Después de que Adán comió el fruto del árbol del conocimiento del bien y del mal, lo primero que vio fue la vergüenza de su desnudez. Este fue el sentir de su propia conciencia. Pero, ¿hizo esto que temiera a Dios? No. Inclusive, valiéndose de sus propios esfuerzos, hizo delantales con hojas de higuera para cubrir su desnudez. Cuando escuchó la voz de Dios que le preguntaba: “¿Dónde estás tú?”, se escondió entre los árboles del huerto tratando de escapar de la presencia de Dios, aunque no lo logró.

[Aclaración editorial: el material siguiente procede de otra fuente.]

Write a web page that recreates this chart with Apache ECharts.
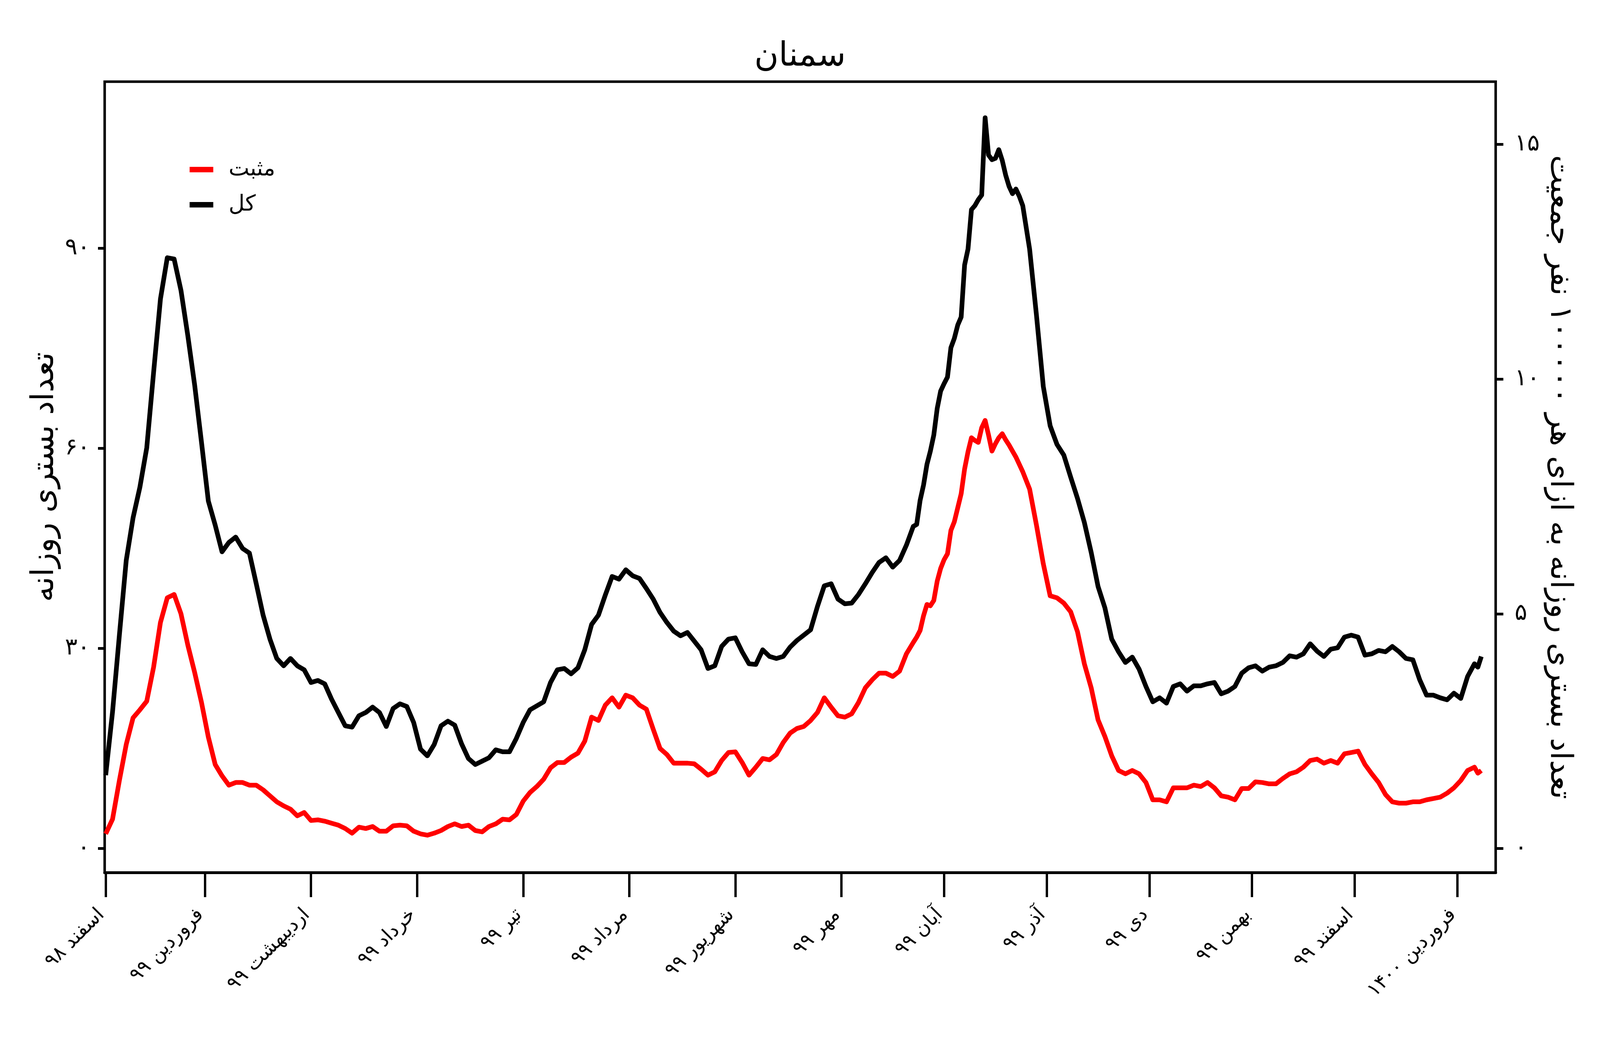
<!DOCTYPE html>
<html>
<head>
<meta charset="utf-8">
<title>سمنان</title>
<script src="https://cdn.jsdelivr.net/npm/echarts@6/dist/echarts.min.js"></script>
<style>
  html, body { margin: 0; padding: 0; background: #ffffff; overflow: hidden; }
  #chart-container { width: 100vw; height: 100vh; }
</style>
</head>
<body>
<div id="chart-container"></div>
<script>
// day 0 = 1 Esfand 1398
var days = [
  0, 2, 4, 6, 8, 10, 12, 14, 16, 18,
  20, 22, 24, 26, 28, 30, 32, 34, 36, 38,
  40, 42, 44, 46, 48, 50, 52, 54, 56, 58,
  60, 62, 64, 66, 68, 70, 72, 74, 76, 78,
  80, 82, 84, 86, 88, 90, 92, 94, 96, 98,
  100, 102, 104, 106, 108, 110, 112, 114, 116, 118,
  120, 122, 124, 126, 128, 130, 132, 134, 136, 138,
  140, 142, 144, 146, 148, 150, 152, 154, 156, 158,
  160, 162, 164, 166, 168, 170, 172, 174, 176, 178,
  180, 182, 184, 186, 188, 190, 192, 194, 196, 198,
  200, 202, 204, 206, 208, 210, 212, 214, 216, 218,
  220, 222, 224, 226, 228, 230, 232, 234,
  236, 237, 238, 239, 240, 241, 242, 243, 244, 245,
  246, 247, 248, 249, 250, 251, 252, 253, 254, 255,
  256, 257, 258, 259, 260, 261, 262, 263, 264, 265,
  266, 267, 268,
  270, 272, 274, 276, 278, 280, 282, 284, 286, 288,
  290, 292, 294, 296, 298, 300, 302, 304, 306, 308,
  310, 312, 314, 316, 318, 320, 322, 324, 326, 328,
  330, 332, 334, 336, 338, 340, 342, 344, 346, 348,
  350, 352, 354, 356, 358, 360, 362, 364, 366, 368,
  370, 372, 374, 376, 378, 380, 382, 384, 386, 388,
  390, 392, 394, 396, 398, 400, 401, 402
];

var total = [
  11.0, 20.5, 32.0, 43.2, 49.6, 54.2, 60.1, 71.4, 82.4, 88.6,
  88.4, 83.7, 76.9, 69.5, 60.9, 52.1, 48.5, 44.5, 45.9, 46.7,
  45.0, 44.3, 39.7, 35.0, 31.4, 28.5, 27.4, 28.5, 27.4, 26.8,
  24.9, 25.2, 24.7, 22.4, 20.4, 18.4, 18.2, 19.9, 20.4, 21.2,
  20.4, 18.3, 21.0, 21.7, 21.3, 18.9, 14.9, 13.9, 15.6, 18.4,
  19.1, 18.5, 15.7, 13.5, 12.6, 13.1, 13.6, 14.8, 14.5, 14.5,
  16.5, 18.9, 20.8, 21.4, 22.0, 24.9, 26.8, 27.0, 26.2, 27.1,
  29.8, 33.6, 35.0, 38.0, 40.8, 40.4, 41.8, 40.9, 40.5, 39.0,
  37.4, 35.4, 33.9, 32.6, 31.9, 32.4, 31.1, 29.8, 27.0, 27.4,
  30.3, 31.4, 31.6, 29.5, 27.7, 27.6, 29.8, 28.8, 28.5, 28.8,
  30.2, 31.2, 32.0, 32.8, 36.3, 39.4, 39.7, 37.4, 36.7, 36.8,
  38.1, 39.7, 41.4, 42.9, 43.6, 42.2, 43.2, 45.5,
  48.3, 48.6, 52.2, 54.5, 57.6, 59.6, 62.0, 66.0, 68.6, 69.7,
  70.7, 75.1, 76.5, 78.5, 79.7, 87.5, 89.9, 95.8, 96.4, 97.3,
  98.0, 109.6, 104.0, 103.3, 103.5, 104.8, 103.2, 101.0, 99.3, 98.2,
  98.9, 97.8, 96.4,
  89.9, 80.0, 69.3, 63.4, 60.6, 59.0, 55.7, 52.5, 48.9, 44.4,
  39.3, 36.1, 31.4, 29.5, 27.9, 28.7, 26.9, 24.3, 22.0, 22.6,
  21.8, 24.3, 24.7, 23.6, 24.4, 24.4, 24.7, 24.9, 23.2, 23.6,
  24.3, 26.3, 27.1, 27.4, 26.6, 27.2, 27.4, 27.9, 28.9, 28.7,
  29.2, 30.7, 29.6, 28.8, 29.9, 30.1, 31.7, 32.0, 31.7, 29.0,
  29.2, 29.7, 29.5, 30.3, 29.5, 28.5, 28.3, 25.3, 23.0, 23.0,
  22.6, 22.3, 23.3, 22.5, 25.8, 27.7, 27.2, 28.8
];

var positive = [
  2.2, 4.4, 10.2, 15.6, 19.6, 20.8, 22.1, 27.2, 33.9, 37.6,
  38.1, 35.2, 30.5, 26.4, 21.9, 16.7, 12.6, 10.9, 9.5, 9.9,
  9.9, 9.5, 9.5, 8.8, 7.9, 7.0, 6.4, 5.9, 4.9, 5.4,
  4.2, 4.3, 4.1, 3.8, 3.5, 3.0, 2.3, 3.2, 3.0, 3.3,
  2.6, 2.6, 3.4, 3.5, 3.4, 2.6, 2.2, 2.0, 2.3, 2.7,
  3.3, 3.7, 3.3, 3.5, 2.7, 2.5, 3.3, 3.7, 4.4, 4.3,
  5.1, 7.1, 8.4, 9.3, 10.4, 12.1, 12.9, 12.9, 13.7, 14.3,
  16.1, 19.7, 19.2, 21.5, 22.6, 21.2, 23.0, 22.6, 21.5, 20.9,
  17.9, 15.0, 14.1, 12.8, 12.8, 12.8, 12.7, 11.9, 11.0, 11.5,
  13.2, 14.4, 14.5, 12.9, 11.0, 12.2, 13.5, 13.3, 14.1, 15.9,
  17.3, 18.0, 18.3, 19.2, 20.4, 22.6, 21.2, 19.9, 19.7, 20.2,
  21.9, 24.1, 25.3, 26.3, 26.3, 25.8, 26.6, 29.2,
  30.9, 31.7, 32.7, 34.9, 36.6, 36.4, 37.2, 40.1, 42.0, 43.3,
  44.2, 47.7, 49.0, 51.1, 53.2, 56.9, 59.5, 61.6, 61.2, 60.9,
  63.1, 64.2, 62.0, 59.6, 60.7, 61.6, 62.2, 61.3, 60.5, 59.6,
  58.7, 57.6, 56.5,
  53.9, 48.5, 42.7, 37.9, 37.6, 36.8, 35.5, 32.5, 27.7, 24.1,
  19.3, 16.8, 13.9, 11.7, 11.2, 11.7, 11.2, 9.9, 7.3, 7.3,
  7.0, 9.1, 9.1, 9.1, 9.5, 9.3, 9.9, 9.1, 7.9, 7.7,
  7.3, 9.0, 9.0, 10.0, 9.9, 9.7, 9.7, 10.5, 11.2, 11.5,
  12.2, 13.2, 13.4, 12.8, 13.2, 12.8, 14.2, 14.4, 14.6, 12.6,
  11.2, 9.9, 8.1, 7.0, 6.8, 6.8, 7.0, 7.0, 7.3, 7.5,
  7.7, 8.3, 9.1, 10.2, 11.7, 12.2, 11.3, 11.7
];

// first day of each Persian month, counted from 1 Esfand 1398
var monthStarts = [0, 29, 60, 91, 122, 153, 184, 215, 245, 275, 305, 335, 365, 395];
var monthLabels = [
  "اسفند ۹۸", "فروردین ۹۹", "اردیبهشت ۹۹", "خرداد ۹۹", "تیر ۹۹", "مرداد ۹۹",
  "شهریور ۹۹", "مهر ۹۹", "آبان ۹۹", "آذر ۹۹", "دی ۹۹", "بهمن ۹۹",
  "اسفند ۹۹", "فروردین ۱۴۰۰"
];
var leftTicks = [0, 30, 60, 90];
var rightTicks = [0, 5, 10, 15];

// population of Semnan in units of 100000 people
var populationPer100k = 7.04;
var leftMin = -3.6;
var leftMax = 115;

if (total.length !== days.length || positive.length !== days.length) {
  console.warn("length mismatch", days.length, total.length, positive.length);
}

function toFa(v) {
  return String(v).replace(/\d/g, function (d) {
    return "۰۱۲۳۴۵۶۷۸۹"[d];
  });
}

var font = "DejaVu Sans";

var dom = document.getElementById("chart-container");
// layout was measured on a 4800x2700 picture; map it onto the real viewport
var sx = (dom.clientWidth || window.innerWidth) / 4800;
var sy = (dom.clientHeight || window.innerHeight) / 2700;
function px(v) { return v * sx; }
function py(v) { return v * sy; }
function pxy(v) { return v * Math.sqrt(sx * sy); }

var legendLine = px(66);

var myChart = echarts.init(dom, null, { renderer: "canvas" });

var option = {
  animation: false,
  backgroundColor: "#ffffff",
  title: {
    text: "سمنان",
    left: "center",
    top: py(98),
    textStyle: { fontFamily: font, fontSize: pxy(92), fontWeight: "normal", color: "#000" }
  },
  legend: {
    orient: "vertical",
    left: px(563),
    top: py(429) - legendLine / 2,
    itemWidth: px(71),
    itemHeight: py(14),
    itemGap: py(90) - legendLine,
    icon: "rect",
    data: ["مثبت", "کل"],
    textStyle: {
      fontFamily: font,
      fontSize: px(66),
      lineHeight: legendLine,
      color: "#000",
      padding: [0, 0, 0, px(40)]
    }
  },
  grid: {
    left: px(314),
    right: px(313),
    top: py(209),
    bottom: py(467),
    show: true,
    borderColor: "#000",
    borderWidth: pxy(7),
    backgroundColor: "transparent"
  },
  xAxis: {
    type: "value",
    min: -0.3,
    max: 406.2,
    axisLine: { show: true, onZero: false, lineStyle: { color: "#000", width: py(7) } },
    axisTick: {
      show: true,
      length: py(63),
      customValues: monthStarts,
      lineStyle: { color: "#000", width: px(7) }
    },
    axisLabel: {
      customValues: monthStarts,
      rotate: 45,
      margin: py(90),
      padding: [0, px(18), 0, 0],
      fontFamily: font,
      fontSize: pxy(54),
      color: "#000",
      formatter: function (value) {
        var i = monthStarts.indexOf(value);
        return i >= 0 ? monthLabels[i] : "";
      }
    },
    splitLine: { show: false }
  },
  yAxis: [
    {
      type: "value",
      position: "left",
      min: leftMin,
      max: leftMax,
      name: "تعداد بستری روزانه",
      nameLocation: "middle",
      nameRotate: 90,
      nameGap: px(130),
      nameTextStyle: { fontFamily: font, fontSize: py(80), color: "#000" },
      axisLine: { show: true, onZero: false, lineStyle: { color: "#000", width: px(7) } },
      axisTick: {
        show: true,
        length: px(20),
        customValues: leftTicks,
        lineStyle: { color: "#000", width: py(7) }
      },
      axisLabel: {
        customValues: leftTicks,
        margin: px(44),
        fontFamily: font,
        fontSize: px(70),
        color: "#000",
        formatter: function (v) { return toFa(v); }
      },
      splitLine: { show: false }
    },
    {
      type: "value",
      position: "right",
      min: leftMin / populationPer100k,
      max: leftMax / populationPer100k,
      name: "تعداد بستری روزانه به ازای هر ۱۰۰۰۰۰ نفر جمعیت",
      nameLocation: "middle",
      nameRotate: -90,
      nameGap: px(134),
      nameTextStyle: { fontFamily: font, fontSize: py(78), color: "#000" },
      axisLine: { show: true, onZero: false, lineStyle: { color: "#000", width: px(7) } },
      axisTick: {
        show: true,
        length: px(23),
        customValues: rightTicks,
        lineStyle: { color: "#000", width: py(7) }
      },
      axisLabel: {
        customValues: rightTicks,
        margin: px(57),
        fontFamily: font,
        fontSize: px(70),
        color: "#000",
        formatter: function (v) { return toFa(v); }
      },
      splitLine: { show: false }
    }
  ],
  series: [
    {
      name: "مثبت",
      type: "line",
      yAxisIndex: 0,
      showSymbol: false,
      symbol: "none",
      itemStyle: { color: "#ff0000" },
      lineStyle: { color: "#ff0000", width: pxy(13), join: "round" },
      data: days.map(function (d, i) { return [d, positive[i]]; })
    },
    {
      name: "کل",
      type: "line",
      yAxisIndex: 0,
      showSymbol: false,
      symbol: "none",
      itemStyle: { color: "#000000" },
      lineStyle: { color: "#000000", width: pxy(13), join: "round" },
      data: days.map(function (d, i) { return [d, total[i]]; })
    }
  ]
};

if (option && typeof option === "object") {
  myChart.setOption(option);
}

window.addEventListener("resize", myChart.resize);
</script>
</body>
</html>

El no podía depender de los delantales que había hecho y tuvo que admitir que estaba desnudo. Lo máximo que puede resultar de examinarnos a nosotros mismos es, como en el caso de Adán, que veamos nuestra propia vergüenza. Sin embargo, él no sintió ningún remordimiento por su pecado; y además trató de encubrirlo. Cuando Dios lo interrogó, Adán se conoció a sí mismo.
Cuando Dios le preguntó dónde estaba, no lo hizo porque no lo supiera, sino para que Adán se diera cuenta de dónde se hallaba. Quienes tenemos experiencia en esto, podemos testificar que cuando nos examinamos a nosotros mismos, aunque veamos algo malo, lo único que podemos hacer es cubrirlo usando nuestros propios medios. Pero cuando la luz divina nos ilumina, no podemos escondernos.
Cierto creyente le preguntó a un judío si quería ser salvo, y aunque éste le contestó que no, lo instó a que se arrodillara y le pidiera a Dios que le mostrara cómo era por dentro. El hombre no sabía cuán sucio era, hasta que la luz divina brilló sobre él. Cuando vio sus pecados, quería que la tierra se lo tragara. Esto nos muestra que, a fin de uno darse cuenta de que es un pecador, necesita la luz divina.